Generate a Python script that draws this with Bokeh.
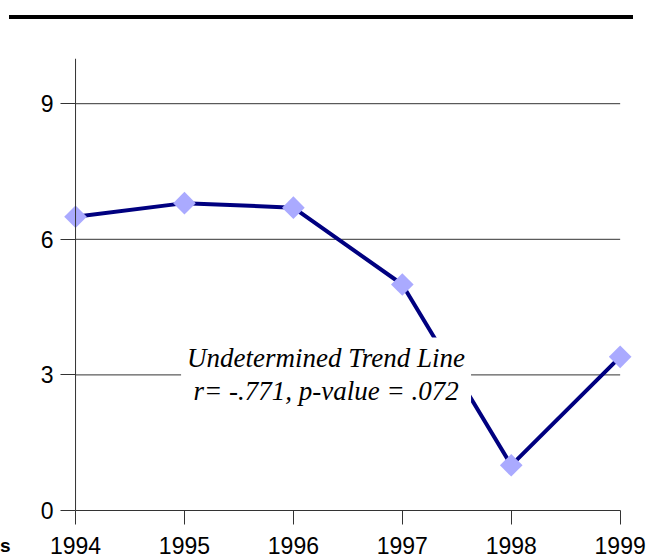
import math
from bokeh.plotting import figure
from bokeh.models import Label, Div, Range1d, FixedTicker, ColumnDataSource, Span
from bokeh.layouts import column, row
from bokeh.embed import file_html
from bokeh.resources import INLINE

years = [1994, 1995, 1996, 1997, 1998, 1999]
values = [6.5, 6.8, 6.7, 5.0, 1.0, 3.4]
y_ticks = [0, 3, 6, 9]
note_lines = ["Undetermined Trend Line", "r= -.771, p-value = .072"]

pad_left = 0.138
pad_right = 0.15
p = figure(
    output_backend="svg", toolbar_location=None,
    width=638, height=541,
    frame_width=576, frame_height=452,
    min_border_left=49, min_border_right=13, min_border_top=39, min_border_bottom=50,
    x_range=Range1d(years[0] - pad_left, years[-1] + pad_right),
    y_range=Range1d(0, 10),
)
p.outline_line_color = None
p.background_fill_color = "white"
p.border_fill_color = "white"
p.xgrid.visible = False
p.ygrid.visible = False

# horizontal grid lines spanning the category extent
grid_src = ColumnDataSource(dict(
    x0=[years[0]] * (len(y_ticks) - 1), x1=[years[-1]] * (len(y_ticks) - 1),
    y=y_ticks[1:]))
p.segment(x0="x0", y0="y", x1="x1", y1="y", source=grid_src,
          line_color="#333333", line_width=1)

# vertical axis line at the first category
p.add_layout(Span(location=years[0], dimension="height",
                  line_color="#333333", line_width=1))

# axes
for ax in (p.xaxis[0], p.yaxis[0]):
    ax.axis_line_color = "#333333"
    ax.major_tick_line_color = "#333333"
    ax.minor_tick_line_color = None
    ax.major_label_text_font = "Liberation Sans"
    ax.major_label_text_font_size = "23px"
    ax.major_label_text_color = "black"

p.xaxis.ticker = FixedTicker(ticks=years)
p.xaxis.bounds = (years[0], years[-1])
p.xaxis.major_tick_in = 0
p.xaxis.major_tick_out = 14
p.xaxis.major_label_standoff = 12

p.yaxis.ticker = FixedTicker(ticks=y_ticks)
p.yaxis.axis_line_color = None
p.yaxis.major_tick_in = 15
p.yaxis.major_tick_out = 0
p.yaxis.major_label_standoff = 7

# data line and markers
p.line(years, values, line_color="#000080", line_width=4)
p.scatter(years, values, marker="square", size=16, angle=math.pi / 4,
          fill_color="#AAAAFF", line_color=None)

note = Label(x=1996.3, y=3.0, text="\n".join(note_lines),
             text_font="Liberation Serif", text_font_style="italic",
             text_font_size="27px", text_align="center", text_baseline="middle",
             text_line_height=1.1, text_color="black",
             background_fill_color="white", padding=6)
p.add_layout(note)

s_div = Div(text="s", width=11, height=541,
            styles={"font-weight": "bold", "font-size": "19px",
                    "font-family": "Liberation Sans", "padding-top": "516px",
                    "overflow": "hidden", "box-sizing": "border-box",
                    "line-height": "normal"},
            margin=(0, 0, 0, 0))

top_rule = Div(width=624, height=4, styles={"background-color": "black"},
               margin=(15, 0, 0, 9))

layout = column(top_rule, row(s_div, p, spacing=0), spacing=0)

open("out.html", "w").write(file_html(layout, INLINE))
- - -
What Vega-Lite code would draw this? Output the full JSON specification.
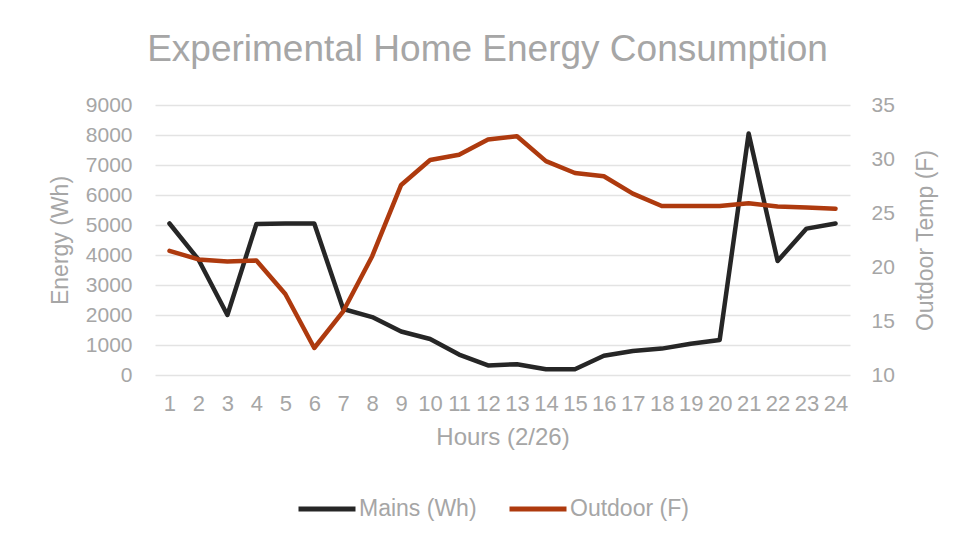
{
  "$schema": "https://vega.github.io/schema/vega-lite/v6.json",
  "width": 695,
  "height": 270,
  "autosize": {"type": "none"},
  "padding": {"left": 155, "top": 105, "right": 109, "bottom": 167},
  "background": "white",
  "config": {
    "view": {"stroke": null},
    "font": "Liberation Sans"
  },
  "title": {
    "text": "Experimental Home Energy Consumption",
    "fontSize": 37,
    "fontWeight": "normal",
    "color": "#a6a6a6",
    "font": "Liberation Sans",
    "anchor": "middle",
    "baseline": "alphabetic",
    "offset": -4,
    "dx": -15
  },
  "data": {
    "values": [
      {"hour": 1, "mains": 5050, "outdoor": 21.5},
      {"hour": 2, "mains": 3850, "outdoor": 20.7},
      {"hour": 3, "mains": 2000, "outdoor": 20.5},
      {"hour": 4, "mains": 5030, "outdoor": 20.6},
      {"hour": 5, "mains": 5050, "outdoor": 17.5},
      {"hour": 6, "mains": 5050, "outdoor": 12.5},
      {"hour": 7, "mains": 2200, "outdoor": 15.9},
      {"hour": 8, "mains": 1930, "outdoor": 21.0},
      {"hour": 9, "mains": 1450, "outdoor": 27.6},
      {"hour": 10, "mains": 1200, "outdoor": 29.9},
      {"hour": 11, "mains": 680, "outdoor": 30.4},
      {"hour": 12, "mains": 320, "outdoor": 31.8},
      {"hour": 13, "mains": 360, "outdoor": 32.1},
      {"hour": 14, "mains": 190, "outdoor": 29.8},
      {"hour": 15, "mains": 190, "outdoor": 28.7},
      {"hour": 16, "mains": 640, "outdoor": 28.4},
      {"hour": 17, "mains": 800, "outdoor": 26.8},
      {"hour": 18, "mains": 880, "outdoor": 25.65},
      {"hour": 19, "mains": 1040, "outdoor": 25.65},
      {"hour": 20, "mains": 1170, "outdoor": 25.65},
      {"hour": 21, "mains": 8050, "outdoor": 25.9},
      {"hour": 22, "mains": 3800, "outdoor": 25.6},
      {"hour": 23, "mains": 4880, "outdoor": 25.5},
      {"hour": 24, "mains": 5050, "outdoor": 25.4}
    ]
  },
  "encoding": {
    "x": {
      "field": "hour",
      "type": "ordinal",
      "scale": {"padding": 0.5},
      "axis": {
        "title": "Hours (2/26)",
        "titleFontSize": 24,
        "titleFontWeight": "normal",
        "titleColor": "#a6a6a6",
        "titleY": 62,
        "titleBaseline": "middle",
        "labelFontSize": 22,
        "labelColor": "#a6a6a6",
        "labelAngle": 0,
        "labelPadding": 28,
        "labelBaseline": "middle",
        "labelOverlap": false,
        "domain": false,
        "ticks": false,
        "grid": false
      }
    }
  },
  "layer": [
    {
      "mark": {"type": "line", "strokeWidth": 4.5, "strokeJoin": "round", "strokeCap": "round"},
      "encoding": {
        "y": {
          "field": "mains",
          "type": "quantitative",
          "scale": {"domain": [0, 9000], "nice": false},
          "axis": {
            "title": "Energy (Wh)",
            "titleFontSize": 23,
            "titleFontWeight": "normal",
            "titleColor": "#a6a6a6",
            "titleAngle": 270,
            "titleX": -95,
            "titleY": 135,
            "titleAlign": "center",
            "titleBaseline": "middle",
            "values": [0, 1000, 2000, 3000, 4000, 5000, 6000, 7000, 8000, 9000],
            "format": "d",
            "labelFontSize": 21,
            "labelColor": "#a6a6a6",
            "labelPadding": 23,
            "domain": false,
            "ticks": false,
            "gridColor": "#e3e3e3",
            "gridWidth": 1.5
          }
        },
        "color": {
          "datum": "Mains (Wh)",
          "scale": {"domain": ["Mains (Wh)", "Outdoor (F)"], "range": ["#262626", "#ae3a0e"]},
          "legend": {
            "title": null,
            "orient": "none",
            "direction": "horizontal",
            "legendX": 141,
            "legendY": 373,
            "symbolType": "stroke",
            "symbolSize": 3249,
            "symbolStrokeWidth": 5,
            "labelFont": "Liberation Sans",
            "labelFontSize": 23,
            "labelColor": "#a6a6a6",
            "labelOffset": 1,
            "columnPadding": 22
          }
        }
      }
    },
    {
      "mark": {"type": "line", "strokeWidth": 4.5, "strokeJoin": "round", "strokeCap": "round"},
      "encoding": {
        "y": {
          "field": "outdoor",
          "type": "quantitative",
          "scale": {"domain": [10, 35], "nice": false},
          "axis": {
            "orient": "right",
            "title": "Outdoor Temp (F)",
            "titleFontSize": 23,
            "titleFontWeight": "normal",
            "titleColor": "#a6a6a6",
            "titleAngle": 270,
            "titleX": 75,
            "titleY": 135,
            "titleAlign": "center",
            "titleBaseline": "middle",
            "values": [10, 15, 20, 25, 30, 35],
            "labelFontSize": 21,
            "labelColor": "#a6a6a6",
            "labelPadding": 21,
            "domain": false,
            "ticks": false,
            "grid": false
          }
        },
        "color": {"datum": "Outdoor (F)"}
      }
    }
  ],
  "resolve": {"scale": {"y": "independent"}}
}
- - -
Using the material above, count the lines containing the word "this". Reply with the number alone.

2